Ora 73 progetti in graduatoria sono al palo. Una vera e propria beffa, questo forse l’aspetto più curioso della vicenda, se si considera che le somme sono già nella disponibilità dell’ex Sviluppo Italia, la società ora ribattezzata Invitalia, Agenzia nazionale per lo sviluppo d’impresa e l’attrazione di investimenti. Si tratta, infatti, delle risorse residue del primo bando Fertilità finanziato dal Cipe nel 2000 e nel 2002 con 33,5 milioni di euro. Sei milioni di euro, questo il finanziamento su cui può contare il secondo bando, congelati in attesa che succeda chissà cosa.

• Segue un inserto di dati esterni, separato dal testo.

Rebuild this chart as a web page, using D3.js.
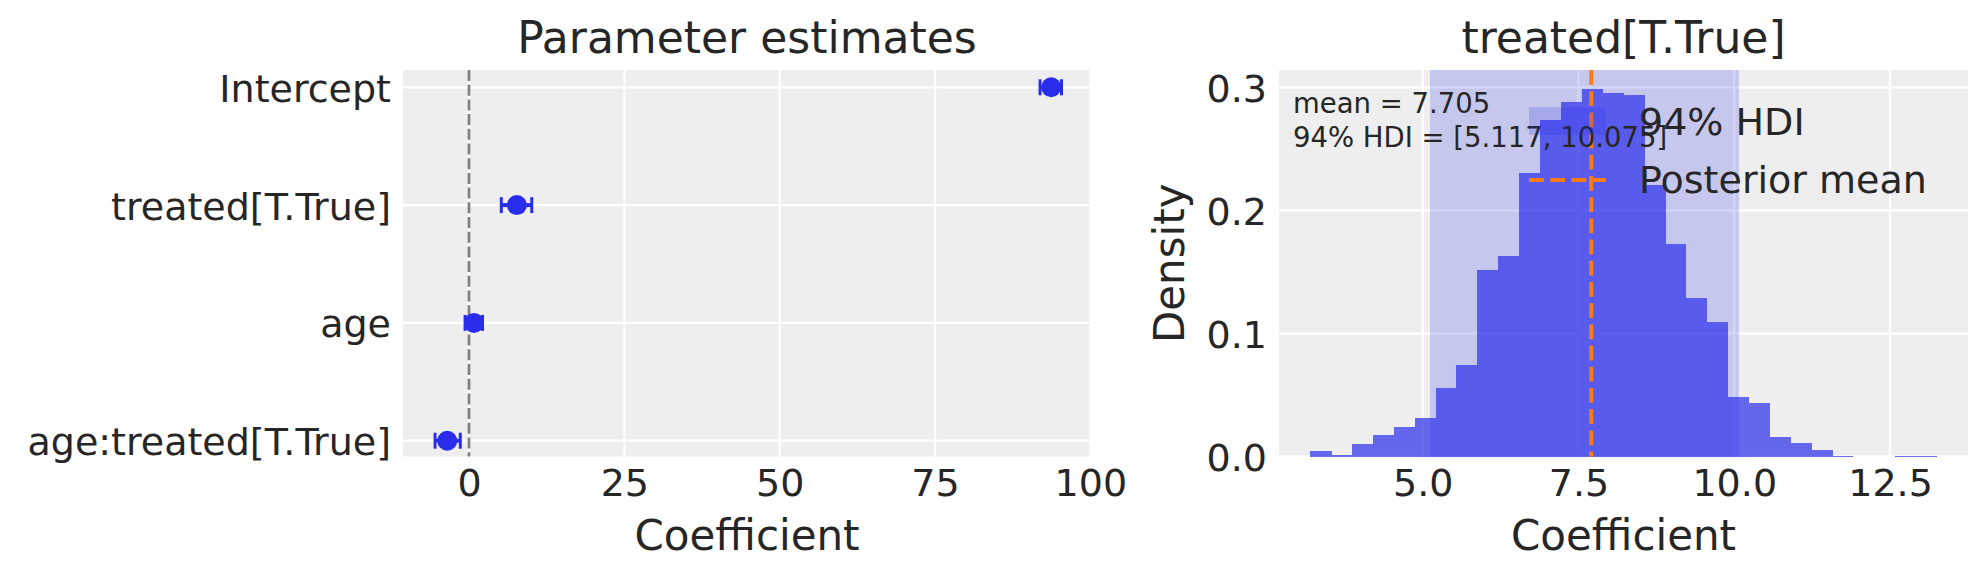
<!DOCTYPE html>
<html>
<head>
<meta charset="utf-8">
<script src="https://cdn.jsdelivr.net/npm/d3@7"></script>
<style>
  body { margin: 0; background: #fff; }
  svg { display: block; font-family: "DejaVu Sans", sans-serif; }
</style>
</head>
<body>
<div id="chart"></div>
<script>
// Forest plot values
var params = ["Intercept", "treated[T.True]", "age", "age:treated[T.True]"];
var paramMean = [93.7, 7.705, 0.8, -3.5];
var paramLow = [91.9, 5.2, -0.63, -5.46];
var paramHigh = [95.35, 10.1, 2.17, -1.4];
var forestTicks = [0, 25, 50, 75, 100];

// Posterior histogram for treated[T.True]
var binEdges = [3.195, 3.53, 3.865, 4.2, 4.535, 4.87, 5.205, 5.54, 5.875, 6.21, 6.545,
    6.88, 7.215, 7.55, 7.885, 8.22, 8.555, 8.89, 9.225, 9.56, 9.895,
    10.23, 10.565, 10.9, 11.235, 11.57, 11.905, 12.24, 12.575, 12.91, 13.245];
var binDensity = [0.0046, 0.0014, 0.0103, 0.0176, 0.0241, 0.0314, 0.0557, 0.0743, 0.1514, 0.1627,
    0.230, 0.2738, 0.2884, 0.2989, 0.2957, 0.294, 0.2203, 0.1724, 0.1286, 0.1092,
    0.0484, 0.0435, 0.0159, 0.0111, 0.0054, 0.0008, 0, 0, 0.0008, 0.0008];
var postMean = 7.705;
var hdi = [5.117, 10.075];
var histXTicks = [5.0, 7.5, 10.0, 12.5];
var histYTicks = [0.0, 0.1, 0.2, 0.3];

var C0 = "#2a2eec", C1 = "#fa7c17", textColor = "#262626", bg = "#eeeeee";

var W = 1988, H = 579;
var svg = d3.select("#chart").append("svg").attr("width", W).attr("height", H);

// ---------- left panel: parameter estimates ----------
var L = {x0: 403, x1: 1091, y0: 70, y1: 456.5};
var xL = d3.scaleLinear().domain([-10.62, 100.1]).range([L.x0, L.x1]);
var yL = d3.scalePoint().domain(params).range([87.3, 440.7]);

var gL = svg.append("g");
gL.append("rect").attr("x", L.x0).attr("y", L.y0)
    .attr("width", L.x1 - L.x0).attr("height", L.y1 - L.y0).attr("fill", bg);

// grid
gL.selectAll(".vgrid").data(forestTicks).join("line")
    .attr("x1", d => xL(d)).attr("x2", d => xL(d))
    .attr("y1", L.y0).attr("y2", L.y1)
    .attr("stroke", "#fff").attr("stroke-width", 2.2);
gL.selectAll(".hgrid").data(params).join("line")
    .attr("x1", L.x0).attr("x2", L.x1)
    .attr("y1", d => yL(d)).attr("y2", d => yL(d))
    .attr("stroke", "#fff").attr("stroke-width", 2.2);

// reference line at zero
gL.append("line")
    .attr("x1", xL(0)).attr("x2", xL(0)).attr("y1", L.y0).attr("y2", L.y1)
    .attr("stroke", "#808080").attr("stroke-width", 2.7)
    .attr("stroke-dasharray", "11,3.7");

// error bars + points
var rows = params.map((p, i) => ({p: p, m: paramMean[i], lo: paramLow[i], hi: paramHigh[i]}));
var eb = gL.selectAll(".eb").data(rows).join("g");
eb.append("line")
    .attr("x1", d => xL(d.lo)).attr("x2", d => xL(d.hi))
    .attr("y1", d => yL(d.p)).attr("y2", d => yL(d.p))
    .attr("stroke", C0).attr("stroke-width", 4);
eb.append("line")
    .attr("x1", d => xL(d.lo)).attr("x2", d => xL(d.lo))
    .attr("y1", d => yL(d.p) - 8).attr("y2", d => yL(d.p) + 8)
    .attr("stroke", C0).attr("stroke-width", 3);
eb.append("line")
    .attr("x1", d => xL(d.hi)).attr("x2", d => xL(d.hi))
    .attr("y1", d => yL(d.p) - 8).attr("y2", d => yL(d.p) + 8)
    .attr("stroke", C0).attr("stroke-width", 3);
eb.append("circle")
    .attr("cx", d => xL(d.m)).attr("cy", d => yL(d.p)).attr("r", 10)
    .attr("fill", C0);

// axes
var axL = gL.append("g").attr("transform", "translate(0," + L.y1 + ")")
    .call(d3.axisBottom(xL).tickValues(forestTicks).tickSize(0).tickPadding(12.5));
var ayL = gL.append("g").attr("transform", "translate(" + L.x0 + ",0)")
    .call(d3.axisLeft(yL).tickSize(0).tickPadding(12));
[axL, ayL].forEach(function(a) {
    a.select(".domain").remove();
    a.selectAll("text").attr("font-size", 38).attr("fill", textColor)
        .attr("font-family", "DejaVu Sans");
});
ayL.selectAll("text").attr("dy", "0.37em");

gL.append("text").attr("x", (L.x0 + L.x1) / 2).attr("y", 53.3)
    .attr("text-anchor", "middle").attr("font-size", 44).attr("fill", textColor)
    .text("Parameter estimates");
gL.append("text").attr("x", (L.x0 + L.x1) / 2).attr("y", 550)
    .attr("text-anchor", "middle").attr("font-size", 42).attr("fill", textColor)
    .text("Coefficient");

// ---------- right panel: posterior of treated[T.True] ----------
var R = {x0: 1279, x1: 1968, y0: 70, y1: 456.5};
var xR = d3.scaleLinear().domain([2.693, 13.752]).range([R.x0, R.x1]);
var yR = d3.scaleLinear().domain([0, 0.3]).range([R.y1, 87.3]);

var gR = svg.append("g");
gR.append("rect").attr("x", R.x0).attr("y", R.y0)
    .attr("width", R.x1 - R.x0).attr("height", R.y1 - R.y0).attr("fill", bg);

gR.selectAll(".vgrid").data(histXTicks).join("line")
    .attr("x1", d => xR(d)).attr("x2", d => xR(d))
    .attr("y1", R.y0).attr("y2", R.y1)
    .attr("stroke", "#fff").attr("stroke-width", 2.2);
gR.selectAll(".hgrid").data(histYTicks).join("line")
    .attr("x1", R.x0).attr("x2", R.x1)
    .attr("y1", d => yR(d)).attr("y2", d => yR(d))
    .attr("stroke", "#fff").attr("stroke-width", 2.2);

// HDI band
gR.append("rect")
    .attr("x", xR(hdi[0])).attr("width", xR(hdi[1]) - xR(hdi[0]))
    .attr("y", R.y0).attr("height", R.y1 - R.y0)
    .attr("fill", C0).attr("opacity", 0.2);

// histogram (drawn opaque inside a translucent group so bars don't seam)
var bins = binDensity.map((d, i) => ({x0: binEdges[i], x1: binEdges[i + 1], d: d}));
gR.append("g").attr("opacity", 0.7)
  .selectAll("rect").data(bins).join("rect")
    .attr("x", d => xR(d.x0)).attr("width", d => xR(d.x1) - xR(d.x0) + 0.5)
    .attr("y", d => yR(d.d)).attr("height", d => yR(0) - yR(d.d))
    .attr("shape-rendering", "crispEdges")
    .attr("fill", C0);

// posterior mean
gR.append("line")
    .attr("x1", xR(postMean)).attr("x2", xR(postMean))
    .attr("y1", R.y0).attr("y2", R.y1)
    .attr("stroke", C1).attr("stroke-width", 4)
    .attr("stroke-dasharray", "14.8,6.4");

// axes
var axR = gR.append("g").attr("transform", "translate(0," + R.y1 + ")")
    .call(d3.axisBottom(xR).tickValues(histXTicks).tickFormat(d3.format(".1f"))
        .tickSize(0).tickPadding(12.5));
var ayR = gR.append("g").attr("transform", "translate(" + R.x0 + ",0)")
    .call(d3.axisLeft(yR).tickValues(histYTicks).tickFormat(d3.format(".1f"))
        .tickSize(0).tickPadding(12));
[axR, ayR].forEach(function(a) {
    a.select(".domain").remove();
    a.selectAll("text").attr("font-size", 38).attr("fill", textColor)
        .attr("font-family", "DejaVu Sans");
});
ayR.selectAll("text").attr("dy", "0.37em");

// stats text
gR.append("text").attr("x", 1293).attr("y", 113.3)
    .attr("font-size", 27.5).attr("fill", textColor)
    .text("mean = " + d3.format(".3f")(postMean));
gR.append("text").attr("x", 1293).attr("y", 146.7)
    .attr("font-size", 27.5).attr("fill", textColor)
    .text("94% HDI = [" + d3.format(".3f")(hdi[0]) + ", " + d3.format(".3f")(hdi[1]) + "]");

// legend
var lg = gR.append("g");
lg.append("rect").attr("x", 1529).attr("y", 107.3).attr("width", 77).attr("height", 27.7)
    .attr("fill", C0).attr("opacity", 0.2);
lg.append("line").attr("x1", 1529).attr("x2", 1606).attr("y1", 180).attr("y2", 180)
    .attr("stroke", C1).attr("stroke-width", 4).attr("stroke-dasharray", "14.8,6.4");
lg.append("text").attr("x", 1639).attr("y", 135)
    .attr("font-size", 38).attr("fill", textColor).text("94% HDI");
lg.append("text").attr("x", 1639).attr("y", 193.3)
    .attr("font-size", 38).attr("fill", textColor).text("Posterior mean");

gR.append("text").attr("x", (R.x0 + R.x1) / 2).attr("y", 53.3)
    .attr("text-anchor", "middle").attr("font-size", 44).attr("fill", textColor)
    .text("treated[T.True]");
gR.append("text").attr("x", (R.x0 + R.x1) / 2).attr("y", 550)
    .attr("text-anchor", "middle").attr("font-size", 42).attr("fill", textColor)
    .text("Coefficient");
gR.append("text")
    .attr("transform", "translate(1184," + (R.y0 + R.y1) / 2 + ") rotate(-90)")
    .attr("text-anchor", "middle").attr("font-size", 42).attr("fill", textColor)
    .text("Density");
</script>
</body>
</html>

E mentre a Roma discutono, in provincia le cooperative iniziano a fare i conti con una somma promessa che, purtroppo, non è ancora arrivata. Imprese sociali che hanno avviato progetti interessanti come la cooperativa Ad astra di Vercelli, una cooperativa di tipo B che si occupa di pazienti psichiatrici. «Abbiamo investito nella ristorazione e dato un’opportunità di inserimento lavorativo a nove ragazzi della nostra comunità. Oggi sono impegnati nelle cucine, nelle pulizie o nella manutenzione», dice
Giancarlo Beccari , presidente della cooperativa. Grazie al contributo di Invitalia, la cooperativa piemontese contava di pagare gli stipendi e parte dei lavori effettuati. «Ci sembrava una bella boccata di ossigeno e anche un incoraggiamento a proseguire col tentativo di favorire l’emancipazione sociale di ragazzi che vivono di sussidi e di solitudine. Ora però non ce la facciamo più ad accollarci i costi», ammette Beccari. Nelle prossime settimane il consiglio di amministrazione della cooperativa deciderà se continuare o tirare i remi in barca. Stessa sorte potrebbe toccare ad altre imprese sociali vincitrici.

Una beffa all’orizzonte
Resta il mistero, intanto, sulle ragioni dello stop. Invitalia e il ministero del Lavoro, contattati, non hanno ancora fornito risposte ufficiali. Sembra, secondo quanto ricostruito da Vita , che all’origine del caso ci siano alcune verifiche del ministero del Lavoro sui costi sopportati dalle imprese che hanno partecipato al primo bando. Controlli che avrebbero indotto Invitalia a temporeggiare con le erogazioni del secondo. Non ci sarebbe chiarezza, infatti, sul tipo di sanzioni da applicare nel caso di esito negativo delle verifiche. Le imprese, ma anche la stessa Invitalia, potrebbero essere chiamate infatti a restituire le somme erogate al non profit. Una beffa a cui si aggiungerebbe, questa volta, il danno.